Reviewers agree that the paper is well-written, with the conducted experiments presented well, and the idea being simple and well-explained.
Reviewers ENzM and BXni recommend weak accept, while DJVf recommends reject. Reviewer DJVf's main complaint is missing baselines, but in my mind the authors effectively rebutted this comment by pointing out the difference between bias vs confidence calibration and by adding experiments based on a couple of the provided references (and DJVf did not respond). Reviewers ENzM and BXni both ask questions about the number of samples and the number of questions, saying they may be too small for an ICML paper. Overall, I agree that they are on the smaller side, but view this as enough for a good paper. I recommend that the authors consider more than 30 samples in a future version / camera-ready version of the paper (maybe add to an Appendix) because I imagine many readers will have this concern.
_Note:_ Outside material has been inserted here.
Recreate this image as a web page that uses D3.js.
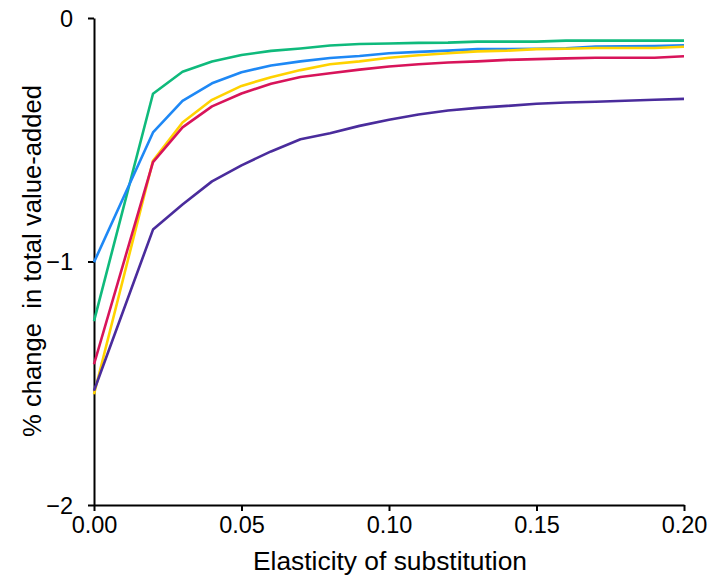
<!DOCTYPE html>
<html>
<head>
<meta charset="utf-8">
<script src="https://cdn.jsdelivr.net/npm/d3@7"></script>
<style>
html,body{margin:0;padding:0;background:#fff;}
svg{display:block;}
text{font-family:Arial,"Liberation Sans",sans-serif;fill:#000;}
</style>
</head>
<body>
<svg id="chart" width="718" height="579"></svg>
<script>
const elasticity = [0.00, 0.02, 0.03, 0.04, 0.05, 0.06, 0.07, 0.08, 0.09, 0.10, 0.11, 0.12, 0.13, 0.14, 0.15, 0.16, 0.17, 0.18, 0.19, 0.20];
const seriesGreen  = [-1.245, -0.311, -0.221, -0.179, -0.152, -0.135, -0.125, -0.113, -0.107, -0.105, -0.102, -0.101, -0.097, -0.097, -0.097, -0.093, -0.093, -0.093, -0.093, -0.093];
const seriesBlue   = [-1.003, -0.470, -0.340, -0.268, -0.223, -0.195, -0.178, -0.164, -0.156, -0.145, -0.139, -0.134, -0.128, -0.128, -0.126, -0.124, -0.117, -0.116, -0.115, -0.112];
const seriesYellow = [-1.545, -0.586, -0.429, -0.336, -0.279, -0.243, -0.214, -0.190, -0.178, -0.163, -0.153, -0.145, -0.137, -0.134, -0.128, -0.126, -0.123, -0.123, -0.123, -0.118];
const seriesRed    = [-1.422, -0.592, -0.449, -0.363, -0.310, -0.270, -0.242, -0.227, -0.212, -0.199, -0.190, -0.183, -0.178, -0.172, -0.169, -0.166, -0.163, -0.163, -0.163, -0.157];
const seriesPurple = [-1.531, -0.869, -0.766, -0.671, -0.605, -0.548, -0.498, -0.473, -0.443, -0.418, -0.396, -0.380, -0.369, -0.361, -0.352, -0.347, -0.344, -0.340, -0.336, -0.332];
const xTicks = [0.00, 0.05, 0.10, 0.15, 0.20];
const yTicks = [0, -1, -2];
const xTitle = "Elasticity of substitution";
const yTitle = "% change  in total value-added";

const series = [
  {values: seriesGreen,  color: "#0fba7c"},
  {values: seriesBlue,   color: "#1e88f5"},
  {values: seriesYellow, color: "#ffd200"},
  {values: seriesRed,    color: "#d8145a"},
  {values: seriesPurple, color: "#4a2c9c"}
];

const svg = d3.select("#chart");
const x = d3.scaleLinear().domain([0, 0.20]).range([94, 684]);
const y = d3.scaleLinear().domain([-2, 0]).range([505, 18]);

const xAxis = d3.axisBottom(x).tickValues(xTicks).tickFormat(d3.format(".2f")).tickSize(6).tickPadding(5).tickSizeOuter(0);
const yAxis = d3.axisLeft(y).tickValues(yTicks).tickFormat(d => d3.format("d")(d)).tickSize(6).tickPadding(15).tickSizeOuter(0);

const gx = svg.append("g").attr("transform", `translate(0,${y(-2)})`).call(xAxis);
const gy = svg.append("g").attr("transform", `translate(${x(0)},0)`).call(yAxis);
[gx, gy].forEach(g => {
  g.select(".domain").attr("stroke", "#000").attr("stroke-width", 2);
  g.selectAll(".tick line").attr("stroke", "#000").attr("stroke-width", 2);
  g.selectAll(".tick text").attr("font-size", 23.5).attr("font-family", "Arial, 'Liberation Sans', sans-serif").attr("fill", "#000");
});
gy.selectAll(".tick text").attr("dy", "0.36em");

const line = d3.line().x((d, i) => x(elasticity[i])).y(d => y(d));
svg.append("g").selectAll("path.series").data(series).join("path")
  .attr("class", "series")
  .attr("d", s => line(s.values))
  .attr("fill", "none")
  .attr("stroke", s => s.color)
  .attr("stroke-width", 2.6)
  .attr("stroke-linejoin", "round");

svg.append("text").attr("x", 390).attr("y", 570)
  .attr("text-anchor", "middle").attr("font-size", 25).attr("textLength", 274).attr("lengthAdjust", "spacingAndGlyphs").text(xTitle);
svg.append("text").attr("transform", `translate(41,261) rotate(-90)`)
  .attr("text-anchor", "middle").attr("font-size", 25).attr("xml:space", "preserve").style("white-space", "pre")
  .attr("textLength", 352).attr("lengthAdjust", "spacingAndGlyphs").text(yTitle);
</script>
</body>
</html>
Lastly, I agree with Reviewer BXni's point that B-score does not necessarily say anything about bias in training data specifically ('might be due to biased training data but other factors are not explicitly ruled-out'). I strongly recommend the authors either (i) reduce the claim made here, as it seems like they are just assuming that bias is due to training data, and/or (ii) add many more references as to why the bias has to be from the training data and nowhere else.